§ **Written instruction**
Please output the lines shown below exactly as they appear.
::::
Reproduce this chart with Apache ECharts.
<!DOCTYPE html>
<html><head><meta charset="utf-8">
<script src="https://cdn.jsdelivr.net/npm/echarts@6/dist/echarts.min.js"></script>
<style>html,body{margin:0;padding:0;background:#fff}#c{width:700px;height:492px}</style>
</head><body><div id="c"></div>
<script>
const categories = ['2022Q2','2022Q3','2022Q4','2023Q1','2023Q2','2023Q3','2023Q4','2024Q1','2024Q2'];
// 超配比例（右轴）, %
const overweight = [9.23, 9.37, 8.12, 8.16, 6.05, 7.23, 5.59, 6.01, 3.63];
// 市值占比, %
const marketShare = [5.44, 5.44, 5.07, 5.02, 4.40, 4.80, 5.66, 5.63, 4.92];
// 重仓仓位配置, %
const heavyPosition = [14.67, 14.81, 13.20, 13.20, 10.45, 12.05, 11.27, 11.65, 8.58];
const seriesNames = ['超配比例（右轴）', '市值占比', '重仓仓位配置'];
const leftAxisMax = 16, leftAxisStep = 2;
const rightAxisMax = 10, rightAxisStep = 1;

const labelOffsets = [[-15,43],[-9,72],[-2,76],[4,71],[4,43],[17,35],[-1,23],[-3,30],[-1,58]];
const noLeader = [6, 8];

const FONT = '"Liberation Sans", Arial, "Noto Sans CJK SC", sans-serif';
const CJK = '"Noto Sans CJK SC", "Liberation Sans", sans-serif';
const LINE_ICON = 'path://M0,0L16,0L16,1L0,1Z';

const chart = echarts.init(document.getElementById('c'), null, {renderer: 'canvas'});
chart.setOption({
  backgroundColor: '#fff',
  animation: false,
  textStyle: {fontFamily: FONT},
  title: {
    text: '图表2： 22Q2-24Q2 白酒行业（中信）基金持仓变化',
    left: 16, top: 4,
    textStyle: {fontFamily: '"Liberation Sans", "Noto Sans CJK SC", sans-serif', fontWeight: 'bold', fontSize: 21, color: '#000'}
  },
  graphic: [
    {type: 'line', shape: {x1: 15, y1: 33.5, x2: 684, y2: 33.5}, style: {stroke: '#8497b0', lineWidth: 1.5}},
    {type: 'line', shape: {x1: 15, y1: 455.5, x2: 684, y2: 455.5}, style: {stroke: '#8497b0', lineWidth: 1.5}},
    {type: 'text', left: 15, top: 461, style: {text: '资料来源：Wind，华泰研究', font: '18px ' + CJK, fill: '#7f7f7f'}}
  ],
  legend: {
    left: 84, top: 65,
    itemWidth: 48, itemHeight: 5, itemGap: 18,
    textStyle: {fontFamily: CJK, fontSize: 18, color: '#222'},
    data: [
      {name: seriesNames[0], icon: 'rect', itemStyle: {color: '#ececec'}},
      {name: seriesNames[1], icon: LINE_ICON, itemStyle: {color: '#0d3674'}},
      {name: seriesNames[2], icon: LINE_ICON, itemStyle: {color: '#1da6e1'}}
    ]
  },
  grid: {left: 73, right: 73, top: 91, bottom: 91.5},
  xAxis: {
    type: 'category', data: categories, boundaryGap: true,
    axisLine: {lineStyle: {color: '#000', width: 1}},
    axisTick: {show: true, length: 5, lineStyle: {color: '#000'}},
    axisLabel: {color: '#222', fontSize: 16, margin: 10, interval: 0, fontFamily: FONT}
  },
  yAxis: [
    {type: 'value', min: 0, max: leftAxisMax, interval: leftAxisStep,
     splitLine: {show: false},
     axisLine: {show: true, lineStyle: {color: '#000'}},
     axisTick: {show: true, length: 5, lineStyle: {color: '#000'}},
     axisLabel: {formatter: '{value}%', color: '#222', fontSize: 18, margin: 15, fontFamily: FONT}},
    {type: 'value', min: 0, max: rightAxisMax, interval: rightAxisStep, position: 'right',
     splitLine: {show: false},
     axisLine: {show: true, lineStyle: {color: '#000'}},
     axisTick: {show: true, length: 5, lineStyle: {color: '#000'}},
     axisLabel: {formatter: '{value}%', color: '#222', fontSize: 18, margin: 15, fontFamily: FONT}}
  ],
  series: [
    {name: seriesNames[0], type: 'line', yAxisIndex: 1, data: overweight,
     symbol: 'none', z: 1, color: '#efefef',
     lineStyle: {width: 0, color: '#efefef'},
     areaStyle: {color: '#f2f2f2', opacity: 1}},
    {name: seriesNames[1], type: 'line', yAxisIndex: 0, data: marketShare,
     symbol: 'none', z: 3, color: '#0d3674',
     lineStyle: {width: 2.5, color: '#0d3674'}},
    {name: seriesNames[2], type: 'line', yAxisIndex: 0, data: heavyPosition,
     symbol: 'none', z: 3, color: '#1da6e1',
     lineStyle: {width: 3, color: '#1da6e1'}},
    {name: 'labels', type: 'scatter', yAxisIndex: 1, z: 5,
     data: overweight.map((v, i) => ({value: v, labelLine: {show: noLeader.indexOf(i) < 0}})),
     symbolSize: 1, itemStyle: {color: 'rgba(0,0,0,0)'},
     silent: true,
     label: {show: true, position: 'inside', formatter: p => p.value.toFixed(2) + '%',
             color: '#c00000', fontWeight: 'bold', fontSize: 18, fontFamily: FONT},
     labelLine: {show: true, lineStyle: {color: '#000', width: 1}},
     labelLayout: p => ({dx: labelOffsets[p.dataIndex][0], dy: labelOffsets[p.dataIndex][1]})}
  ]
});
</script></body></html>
::::
§ **Solution to the exercise**
Reproduce this chart with Apache ECharts.
<!DOCTYPE html>
<html><head><meta charset="utf-8">
<script src="https://cdn.jsdelivr.net/npm/echarts@6/dist/echarts.min.js"></script>
<style>html,body{margin:0;padding:0;background:#fff}#c{width:700px;height:492px}</style>
</head><body><div id="c"></div>
<script>
const categories = ['2022Q2','2022Q3','2022Q4','2023Q1','2023Q2','2023Q3','2023Q4','2024Q1','2024Q2'];
// 超配比例（右轴）, %
const overweight = [9.23, 9.37, 8.12, 8.16, 6.05, 7.23, 5.59, 6.01, 3.63];
// 市值占比, %
const marketShare = [5.44, 5.44, 5.07, 5.02, 4.40, 4.80, 5.66, 5.63, 4.92];
// 重仓仓位配置, %
const heavyPosition = [14.67, 14.81, 13.20, 13.20, 10.45, 12.05, 11.27, 11.65, 8.58];
const seriesNames = ['超配比例（右轴）', '市值占比', '重仓仓位配置'];
const leftAxisMax = 16, leftAxisStep = 2;
const rightAxisMax = 10, rightAxisStep = 1;

const labelOffsets = [[-15,43],[-9,72],[-2,76],[4,71],[4,43],[17,35],[-1,23],[-3,30],[-1,58]];
const noLeader = [6, 8];

const FONT = '"Liberation Sans", Arial, "Noto Sans CJK SC", sans-serif';
const CJK = '"Noto Sans CJK SC", "Liberation Sans", sans-serif';
const LINE_ICON = 'path://M0,0L16,0L16,1L0,1Z';

const chart = echarts.init(document.getElementById('c'), null, {renderer: 'canvas'});
chart.setOption({
  backgroundColor: '#fff',
  animation: false,
  textStyle: {fontFamily: FONT},
  title: {
    text: '图表2： 22Q2-24Q2 白酒行业（中信）基金持仓变化',
    left: 16, top: 4,
    textStyle: {fontFamily: '"Liberation Sans", "Noto Sans CJK SC", sans-serif', fontWeight: 'bold', fontSize: 21, color: '#000'}
  },
  graphic: [
    {type: 'line', shape: {x1: 15, y1: 33.5, x2: 684, y2: 33.5}, style: {stroke: '#8497b0', lineWidth: 1.5}},
    {type: 'line', shape: {x1: 15, y1: 455.5, x2: 684, y2: 455.5}, style: {stroke: '#8497b0', lineWidth: 1.5}},
    {type: 'text', left: 15, top: 461, style: {text: '资料来源：Wind，华泰研究', font: '18px ' + CJK, fill: '#7f7f7f'}}
  ],
  legend: {
    left: 84, top: 65,
    itemWidth: 48, itemHeight: 5, itemGap: 18,
    textStyle: {fontFamily: CJK, fontSize: 18, color: '#222'},
    data: [
      {name: seriesNames[0], icon: 'rect', itemStyle: {color: '#ececec'}},
      {name: seriesNames[1], icon: LINE_ICON, itemStyle: {color: '#0d3674'}},
      {name: seriesNames[2], icon: LINE_ICON, itemStyle: {color: '#1da6e1'}}
    ]
  },
  grid: {left: 73, right: 73, top: 91, bottom: 91.5},
  xAxis: {
    type: 'category', data: categories, boundaryGap: true,
    axisLine: {lineStyle: {color: '#000', width: 1}},
    axisTick: {show: true, length: 5, lineStyle: {color: '#000'}},
    axisLabel: {color: '#222', fontSize: 16, margin: 10, interval: 0, fontFamily: FONT}
  },
  yAxis: [
    {type: 'value', min: 0, max: leftAxisMax, interval: leftAxisStep,
     splitLine: {show: false},
     axisLine: {show: true, lineStyle: {color: '#000'}},
     axisTick: {show: true, length: 5, lineStyle: {color: '#000'}},
     axisLabel: {formatter: '{value}%', color: '#222', fontSize: 18, margin: 15, fontFamily: FONT}},
    {type: 'value', min: 0, max: rightAxisMax, interval: rightAxisStep, position: 'right',
     splitLine: {show: false},
     axisLine: {show: true, lineStyle: {color: '#000'}},
     axisTick: {show: true, length: 5, lineStyle: {color: '#000'}},
     axisLabel: {formatter: '{value}%', color: '#222', fontSize: 18, margin: 15, fontFamily: FONT}}
  ],
  series: [
    {name: seriesNames[0], type: 'line', yAxisIndex: 1, data: overweight,
     symbol: 'none', z: 1, color: '#efefef',
     lineStyle: {width: 0, color: '#efefef'},
     areaStyle: {color: '#f2f2f2', opacity: 1}},
    {name: seriesNames[1], type: 'line', yAxisIndex: 0, data: marketShare,
     symbol: 'none', z: 3, color: '#0d3674',
     lineStyle: {width: 2.5, color: '#0d3674'}},
    {name: seriesNames[2], type: 'line', yAxisIndex: 0, data: heavyPosition,
     symbol: 'none', z: 3, color: '#1da6e1',
     lineStyle: {width: 3, color: '#1da6e1'}},
    {name: 'labels', type: 'scatter', yAxisIndex: 1, z: 5,
     data: overweight.map((v, i) => ({value: v, labelLine: {show: noLeader.indexOf(i) < 0}})),
     symbolSize: 1, itemStyle: {color: 'rgba(0,0,0,0)'},
     silent: true,
     label: {show: true, position: 'inside', formatter: p => p.value.toFixed(2) + '%',
             color: '#c00000', fontWeight: 'bold', fontSize: 18, fontFamily: FONT},
     labelLine: {show: true, lineStyle: {color: '#000', width: 1}},
     labelLayout: p => ({dx: labelOffsets[p.dataIndex][0], dy: labelOffsets[p.dataIndex][1]})}
  ]
});
</script></body></html>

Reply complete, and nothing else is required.